Rückblende: Am Mittwochmittag steht Mohring im Thüringer Landtag an seinem Platz in der ersten Reihe seiner Fraktion, die zuletzt um ein Drittel geschrumpft ist. Er sieht blass aus, übernächtigt, und versucht offenkundig, keine Regung zu zeigen. Das ist der Moment, an dem alles für ihn enden kann, was er sich seit 30 Jahren aufgebaut hat. Der Vorsitz von Landespartei und Landtagsfraktion, der Sitz im Bundespräsidium, die Aussicht, irgendwann vielleicht doch noch Ministerpräsident werden zu können: Alles steht nun infrage.

Kemmerich-Wahl: Warum ging Mohring das Risiko ein?

Gerade ist, hier im Plenarsaal, das Undenkbare passiert: Der Landesvorsitzende der Liberalen, Thomas Kemmerich, ist zum Ministerpräsidenten gewählt worden – und dies ganz offenbar mit den Stimmen der Fraktionen von FDP, CDU und AfD. Tatsächlich war es nicht undenkbar. Die Wahl Kemmerichs hatte nicht als wahrscheinlich gegolten – aber auch nicht als ausgeschlossen.
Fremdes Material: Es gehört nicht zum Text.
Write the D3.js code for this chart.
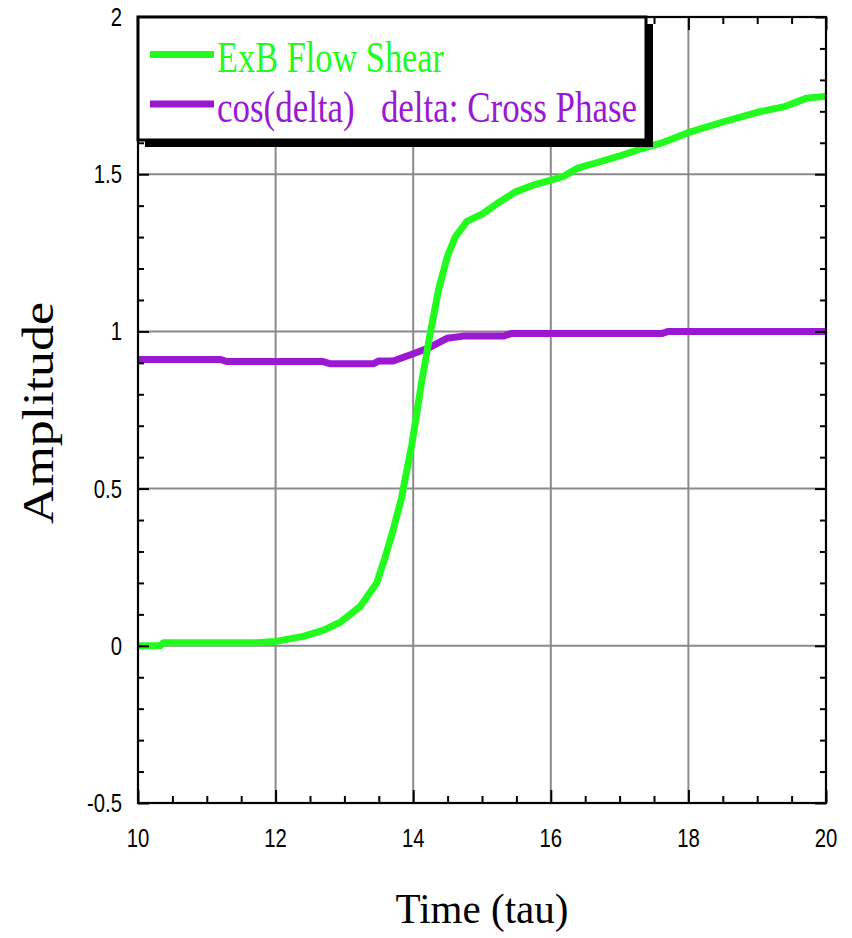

Allen war vor der Abstimmung im Landtag klar: Im dritten Wahlgang, bei dem die einfache Mehrheit reicht, würde nicht nur die AfD, sondern auch die FDP einen Gegenkandidaten gegen den bisherigen Ministerpräsidenten Bodo Ramelow (Linke) aufstellen. Das Gerücht, dass dann die AfD in der geheimen Wahl geschlossen für den Liberalen stimmen könnte, waberte wie ein blaues Gespenst durch Erfurt. Warum ging Mohring das Risiko ein? Er sagt jetzt: „Weil es alle so wollten.“

Tatsächlich hatten am Abend vor der Wahl Landesvorstand und die Landtagsfraktion getagt. Dort wurde genau diese Frage diskutiert: Was tun im dritten Wahlgang, wenn Kemmerich wie ankündigt zusätzlich zu einem AfD-Kandidaten antritt? Die überwältigende Mehrheit war dafür, den FDP-Mann zu wählen. Mohring, so heißt es im Nachhinein übereinstimmend, habe vor einem drohenden Tsunami gewarnt – und jeden Abgeordneten einzeln abgefragt. Doch das Ergebnis blieb dasselbe. Auch Mohring bestätigt diese Darstellungen. Wenn das so stimmt, dann wurde er in die Situation getrieben – so, wie er seit der Wahlniederlage vom 27. Oktober getrieben wirkte.

Erst wollte er mit der Linken reden, dann mit SPD und Grünen, dann wieder mit der Linken. Doch jedes Mal lief er damit auf, entweder in der eigenen Partei oder bei den potenziellen Partnern.

Mohring bemüht um Erhaltung seiner Restmacht

Aber Mohring beging auch Fehler, kommunikative, taktische. Vielleicht liegt es gerade daran, dass die politische Karriere sein Lebensinhalt ist. 1989, da war er noch 17, trat er in das Neue Forum ein, später stieg er in der CDU auf, aus dem Lokalparlament in den Landtag, wo er mit 36 Jahren Fraktionschef wurde. Sein Ziel schon damals: Ministerpräsident. Diesem Traum ordnete er seitdem alles andere unter, auch sein Privatleben. Er ist ledig und hat keine Kinder. Als er vor gut einem Jahr die Krebserkrankung bekannt gab und danach bravourös damit umging, erschien es kurzzeitig so, als verändere sich Mohring.

Er selbst präsentierte sich jedenfalls geläutert, sprach von Demut und anderen Tugenden. Doch spätestens seit der Landtagswahlniederlage im Oktober, bei der seine Partei fast 12 Prozentpunkte verlor, wirkte Mohring so wie früher: taktierend und um die Erhaltung seiner Restmacht bemüht. Das lädierte seinen Ruf in Erfurt und in Berlin. Doch das versucht er, so gut es geht, zu ignorieren. Selbst wenn dies nun sein politisches Endspiel sein sollte: Er wird kämpfen.